È una Statua della Libertà capovolta quella che accoglie László Tóth, stimato architetto ebreo del Bauhaus prima dell’ascesa del nazismo, e, in seguito la moglie Erzsébet e la nipote Zsófia, emigrando nel 1947 in America dall’Ungheria. Segnati dalle sofferenze patite nei campi di concentramento di Buchenwald e Dachau, vogliono ricostruirsi una nuova vita, ma sperimenteranno l’ancor più brutale degenerazione del “sogno americano” che dà a tutti un’opportunità e altrettanto facilmente umilia e tradisce le promesse.
Vincitore del Leone d’Argento Premio speciale per la regia all’ultima Mostra di Venezia, di tre Golden Globes e quattro premi Bafta, girato nell’ormai raro formato dei 70mm e realizzato a basso costo in Europa, “The Brutalist”, diretto da Brady Corbet, scritto con la moglie Mona Fastvold, è candidato a 10 Premi Oscar, tra cui miglior film, regia e attore protagonista. Arrivata nelle sale dopo dieci anni di lavoro, la pellicola è un’opera monumentale e in tre ore e 35 minuti racconta l’odissea trentennale di László Tóth, personaggio di fantasia interpretato dall’attore americano Adrien Brody, che ricorda “Il pianista”, per il quale vinse il premio Oscar nel 2003, ben calato nei panni di un genio tormentato che aspira al riscatto. László fa uso di eroina e vive in povertà fino a quando il miliardario Harrison Lee Van Buren gli commissiona un monumentale centro culturale intitolato alla madre e Tóth lo progetta con lo stile brutalista, caratterizzato dalla struttura essenziale e dall’uso del cemento a vista, incontrando molti ostacoli.
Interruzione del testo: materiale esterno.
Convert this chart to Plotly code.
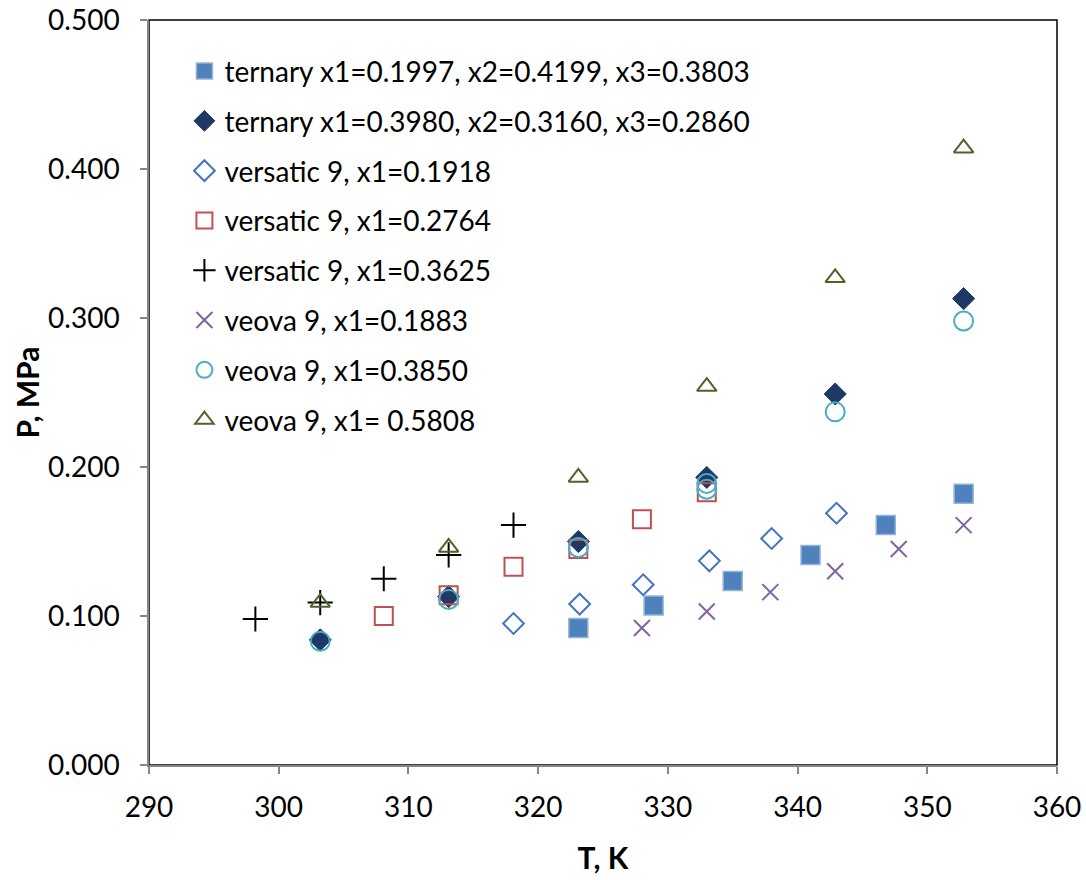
import plotly.graph_objects as go

# ---- data ----
names = [
    "ternary x1=0.1997, x2=0.4199, x3=0.3803",
    "ternary x1=0.3980, x2=0.3160, x3=0.2860",
    "versatic 9, x1=0.1918",
    "versatic 9, x1=0.2764",
    "versatic 9, x1=0.3625",
    "veova 9, x1=0.1883",
    "veova 9, x1=0.3850",
    "veova 9, x1= 0.5808",
]

t_tern1 = [323.1, 328.9, 335.0, 341.0, 346.8, 352.8]
p_tern1 = [0.092, 0.107, 0.1235, 0.141, 0.161, 0.182]

t_tern2 = [303.2, 313.1, 323.1, 333.0, 342.9, 352.8]
p_tern2 = [0.084, 0.113, 0.150, 0.193, 0.249, 0.313]

t_vers1 = [318.1, 323.2, 328.1, 333.2, 338.0, 343.0]
p_vers1 = [0.095, 0.108, 0.121, 0.137, 0.152, 0.169]

t_vers2 = [308.1, 313.1, 318.1, 323.1, 328.0, 333.0]
p_vers2 = [0.100, 0.114, 0.133, 0.145, 0.165, 0.183]

t_vers3 = [298.2, 303.2, 308.1, 313.1, 318.1]
p_vers3 = [0.098, 0.109, 0.125, 0.141, 0.161]

t_veova1 = [328.0, 333.0, 337.9, 342.9, 347.8, 352.8]
p_veova1 = [0.092, 0.103, 0.116, 0.130, 0.145, 0.161]

t_veova2 = [303.2, 313.1, 323.1, 333.0, 333.0, 342.9, 352.8]
p_veova2 = [0.083, 0.111, 0.146, 0.189, 0.185, 0.237, 0.298]

t_veova3 = [303.2, 313.1, 323.1, 333.0, 342.9, 352.8]
p_veova3 = [0.109, 0.146, 0.193, 0.254, 0.327, 0.414]

x_ticks = [290, 300, 310, 320, 330, 340, 350, 360]
y_ticks = [0.0, 0.1, 0.2, 0.3, 0.4, 0.5]

FONT = "Lato"
TICK_SIZE = 28
TITLE_SIZE = 30

series = [
    (t_tern1, p_tern1, dict(symbol="square", size=19, color="#4F81BD",
                            line=dict(color="#95B3D7", width=1.5))),
    (t_tern2, p_tern2, dict(symbol="diamond", size=17, color="#1F3864",
                            line=dict(color="#1F3864", width=1))),
    (t_vers1, p_vers1, dict(symbol="diamond-open", size=16, color="#4472C4",
                            line=dict(color="#4472C4", width=2))),
    (t_vers2, p_vers2, dict(symbol="square-open", size=18, color="#C0504D",
                            line=dict(color="#C0504D", width=2))),
    (t_vers3, p_vers3, dict(symbol="cross-thin", size=18, color="black",
                            line=dict(color="black", width=2))),
    (t_veova1, p_veova1, dict(symbol="x-thin", size=16, color="#8064A2",
                              line=dict(color="#8064A2", width=2))),
    (t_veova2, p_veova2, dict(symbol="circle-open", size=19, color="#4BACC6",
                              line=dict(color="#4BACC6", width=2))),
    (t_veova3, p_veova3, dict(symbol="triangle-up-open", size=17, color="#4F6228",
                              line=dict(color="#4F6228", width=2))),
]

fig = go.Figure()
for i, (xs, ys, mk) in enumerate(series):
    fig.add_trace(go.Scatter(x=xs, y=ys, mode="markers", name=names[i],
                             marker=mk, legendgroup=f"g{i}"))

fig.add_shape(type="rect", xref="paper", yref="paper", x0=0, y0=0, x1=1, y1=1,
              line=dict(color="black", width=1.5), layer="below")

fig.update_layout(
    width=1086, height=880,
    margin=dict(l=149, r=29, t=20, b=115, autoexpand=False),
    paper_bgcolor="white", plot_bgcolor="white",
    font=dict(family=FONT, size=TICK_SIZE, color="black"),
    showlegend=True,
    legend=dict(x=0.039, y=0.9646, xanchor="left", yanchor="top",
                traceorder="grouped", tracegroupgap=10.4,
                bgcolor="rgba(0,0,0,0)", font=dict(family=FONT, size=TICK_SIZE)),
    xaxis=dict(range=[290, 360], tickvals=x_ticks, ticks="outside", ticklen=7,
               tickcolor="#868686", tickwidth=1.5, showline=True, automargin=False,
               ticklabelstandoff=10,
               linecolor="#868686", linewidth=1.5, showgrid=False, zeroline=False,
               tickfont=dict(family=FONT, size=TICK_SIZE),
               title=dict(text="<b>T, K</b>", font=dict(family=FONT, size=TITLE_SIZE),
                          standoff=26)),
    yaxis=dict(range=[0, 0.5], tickvals=y_ticks, tickformat=".3f", ticks="outside",
               ticklen=7, tickcolor="#868686", tickwidth=1.5, showline=True,
               automargin=False, ticklabelstandoff=15,
               linecolor="#868686", linewidth=1.5, showgrid=False, zeroline=False,
               tickfont=dict(family=FONT, size=TICK_SIZE),
               title=dict(text="<b>P, MPa</b>", font=dict(family=FONT, size=TITLE_SIZE),
                          standoff=0)),
)

fig.write_html("out.html")
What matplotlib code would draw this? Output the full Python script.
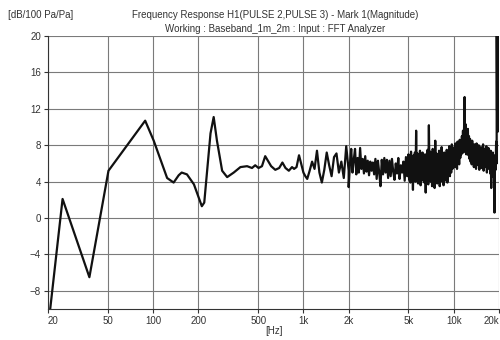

Il giovane regista mette sul ring della vita due uomini, senza indagare a fondo i personaggi e lasciando la sensazione di incompiuto: da un lato il creativo che non cede a compromessi, portatore di una visione e dunque di libertà espressiva, dall’altro il generoso mecenate attratto dall’arte pura che si rivela squallido capitalista moralmente corrotto, simbolo del potere del “dio denaro” che, senza alcun scrupolo e rispetto, “viola” non solo il contratto con l’architetto ma anche la sua dignità. Nel 1980, alla 1ª Mostra internazionale di architettura di Venezia, viene dedicata una retrospettiva alle opere di Tóth, e la nipote Zsófia svela che l’Istituto Van Buren era stato ispirato dai campi di sterminio e realizzato per esorcizzare il trauma dell’Olocausto e la separazione da Erzsébet. Per László “conta la destinazione, non il viaggio”. Può stare in questa frase il senso di un film di durata eccessiva – ouverture, due lunghe parti con intervallo, epilogo frettoloso -, con un avvertimento sottotraccia: la vita ridotta all’essenziale per andare al “nocciolo duro della bellezza” può sì ispirare l’ingegno umano che sa creare opere solide che trascendono il tempo e lo spazio, ma sul crinale della perdizione, lottando strenuamente per non lasciare che lo spirito e il libero pensiero siano intaccati dalla brutalità della vita stessa.